Der Pädagoge Paulo Freire betonte in seiner „Pädagogik der Unterdrückten“ die Bedeutung des Bewusstseins für soziale Strukturen und die eigene Rolle darin. Bildung und Aufklärung sind entscheidend, um eine aktive und informierte Bürgerschaft zu fördern.

Ethik in der Technologie

Technologische Innovation sollte stets mit ethischer Reflexion einhergehen. Der Philosoph Hans Jonas forderte in seinem Werk „Das Prinzip Verantwortung“ eine Ethik für die technologisierte Gesellschaft. Er argumentierte, dass wir angesichts der neuen Macht, die uns die Technologie verleiht, eine entsprechende Verantwortung übernehmen müssen.

Der Informatiker und Philosoph Joseph Weizenbaum warnte vor der unkritischen Übernahme technologischer Lösungen und betonte, dass nicht alles, was technisch machbar ist, auch moralisch vertretbar sein muss.

Fazit: Ein komplexes Spannungsfeld

Die Frage, ob wir uns als Gesellschaft eine von Einzelinteressen geleitete öffentliche Plattform leisten können, ist vielschichtig und erfordert eine sorgfältige Abwägung. Es geht um die Balance zwischen individueller Freiheit, wirtschaftlichen Interessen und dem Schutz der demokratischen Grundwerte. Wie der Philosoph Jean-Jacques Rousseau schrieb: „Der Mensch ist frei geboren, und überall liegt er in Ketten.“ Es liegt an uns, diese Ketten zu erkennen und uns gegebenenfalls davon zu befreien.

Ausblick: Wege zu einer verantwortungsvollen digitalen Zukunft

Um eine verantwortungsvolle Plattformkultur zu fördern, sind verschiedene Ansätze notwendig. Transparenz bei Entscheidungsprozessen, die Einbindung der Nutzer in die Entwicklung von Richtlinien und eine stärkere Regulierung können dazu beitragen, das Vertrauen in öffentliche Plattformen wiederherzustellen.

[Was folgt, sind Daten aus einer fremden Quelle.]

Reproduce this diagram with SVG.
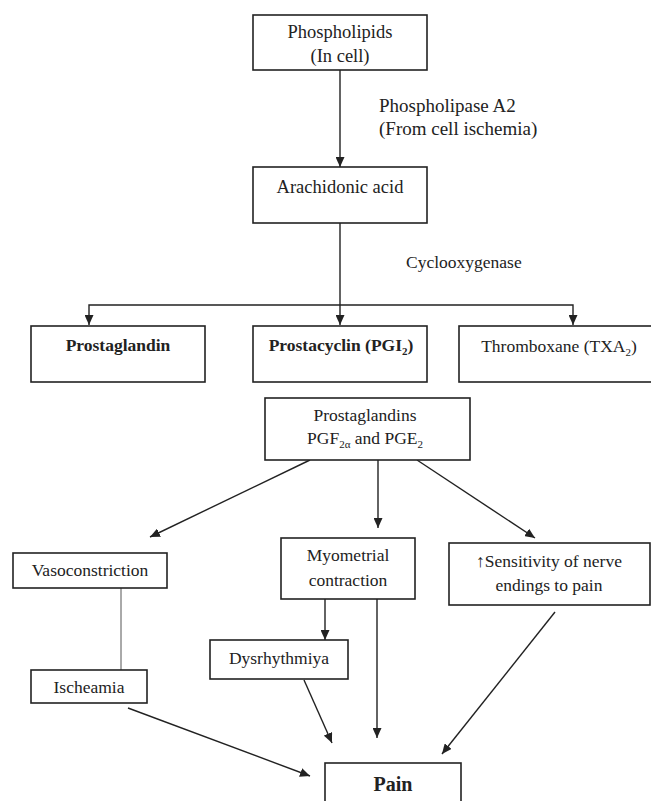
<svg xmlns="http://www.w3.org/2000/svg" width="651" height="801" viewBox="0 0 651 801">
<style>
.box{fill:#fff;stroke:#222;stroke-width:1.6}
.t{font-family:"Liberation Serif","Times New Roman",serif;font-size:17.5px;fill:#222;text-anchor:middle}
.top{font-size:18.5px}
.l{text-anchor:start}
.b{font-weight:bold}
.c{fill:none;stroke:#222;stroke-width:1.4}
.thin{fill:none;stroke:#555;stroke-width:1}
</style>
<defs>
<marker id="ah" markerUnits="userSpaceOnUse" markerWidth="10" markerHeight="9" refX="10" refY="4.5" orient="auto">
<path d="M0,0 L10,4.5 L0,9 z" fill="#222"/>
</marker>
</defs>
<rect width="651" height="801" fill="#fff"/>
<g id="connectors">
<path class="c" d="M340,70 V167" marker-end="url(#ah)"/>
<path class="c" d="M340,223 V325" marker-end="url(#ah)"/>
<path class="c" d="M340,305 H89 V325" marker-end="url(#ah)"/>
<path class="c" d="M340,305 H573 V325" marker-end="url(#ah)"/>
<path class="c" d="M310,460 L150,537" marker-end="url(#ah)"/>
<path class="c" d="M378,460 V528" marker-end="url(#ah)"/>
<path class="c" d="M417,460 L535,538" marker-end="url(#ah)"/>
<path class="thin" d="M121,588 V670"/>
<path class="c" d="M325,599 V640" marker-end="url(#ah)"/>
<path class="c" d="M377,599 V738" marker-end="url(#ah)"/>
<path class="c" d="M304,680 L332,743" marker-end="url(#ah)"/>
<path class="c" d="M128,708 L310,776" marker-end="url(#ah)"/>
<path class="c" d="M555,612 L442,754" marker-end="url(#ah)"/>
<text class="t l" x="379" y="112" style="font-size:19px">Phospholipase A2</text>
<text class="t l" x="379" y="135" style="font-size:19px">(From cell ischemia)</text>
<text class="t l" x="406" y="268">Cyclooxygenase</text>
</g>
<g id="phospholipids">
<rect class="box" x="253" y="15" width="174" height="55"/>
<text class="t top" x="340" y="38">Phospholipids</text>
<text class="t top" x="340" y="62">(In cell)</text>
</g>
<g id="arachidonic">
<rect class="box" x="253" y="167" width="174" height="56"/>
<text class="t top" x="340" y="193">Arachidonic acid</text>
</g>
<g id="prostaglandin">
<rect class="box" x="31" y="326" width="174" height="56"/>
<text class="t b" x="118" y="351">Prostaglandin</text>
</g>
<g id="prostacyclin">
<rect class="box" x="253" y="326" width="174" height="56"/>
<text class="t b" x="341" y="351">Prostacyclin (PGI<tspan font-size="11" dy="4">2</tspan><tspan dy="-4">)</tspan></text>
</g>
<g id="thromboxane">
<rect class="box" x="459" y="326" width="200" height="56"/>
<text class="t" x="559" y="352">Thromboxane (TXA<tspan font-size="11" dy="4">2</tspan><tspan dy="-4">)</tspan></text>
</g>
<g id="prostaglandins">
<rect class="box" x="265" y="398" width="205" height="62"/>
<text class="t" x="365" y="421">Prostaglandins</text>
<text class="t" x="365" y="444">PGF<tspan font-size="11" dy="4">2α</tspan><tspan dy="-4"> and PGE</tspan><tspan font-size="11" dy="4">2</tspan></text>
</g>
<g id="vasoconstriction">
<rect class="box" x="13" y="553" width="154" height="35"/>
<text class="t" x="90" y="576">Vasoconstriction</text>
</g>
<g id="myometrial">
<rect class="box" x="281" y="538" width="134" height="61"/>
<text class="t" x="348" y="561">Myometrial</text>
<text class="t" x="348" y="586">contraction</text>
</g>
<g id="sensitivity">
<rect class="box" x="449" y="543" width="201" height="62"/>
<text class="t" x="549" y="567">↑Sensitivity of nerve</text>
<text class="t" x="549" y="591">endings to pain</text>
</g>
<g id="dysrhythmiya">
<rect class="box" x="210" y="640" width="138" height="39"/>
<text class="t" x="279" y="664">Dysrhythmiya</text>
</g>
<g id="ischeamia">
<rect class="box" x="31" y="670" width="116" height="33"/>
<text class="t" x="89" y="693">Ischeamia</text>
</g>
<g id="pain">
<rect class="box" x="325" y="763" width="136" height="50"/>
<text class="t b" x="393" y="791" style="font-size:20px">Pain</text>
</g>
</svg>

Der Philosoph John Rawls betonte in seiner „Theorie der Gerechtigkeit“ die Bedeutung von Fairness und Gleichheit in gesellschaftlichen Institutionen. Dieses Prinzip sollte auch auf digitale Plattformen angewendet werden, um sicherzustellen, dass sie dem Gemeinwohl dienen.

Schlussgedanken

In einer Welt, die immer stärker von digitalen Medien geprägt ist, müssen wir als Gesellschaft darüber nachdenken, welche Werte und Prinzipien wir vertreten wollen.

Öffentliche Plattformen sind mehr als nur Unternehmen; sie sind zentrale Orte des gesellschaftlichen Austauschs und der Meinungsbildung. Es liegt an uns allen – Nutzern, Betreibern und Regulierungsbehörden –, sicherzustellen, dass diese Orte dem Gemeinwohl dienen und die Prinzipien von Freiheit, Gleichheit und Gerechtigkeit fördern.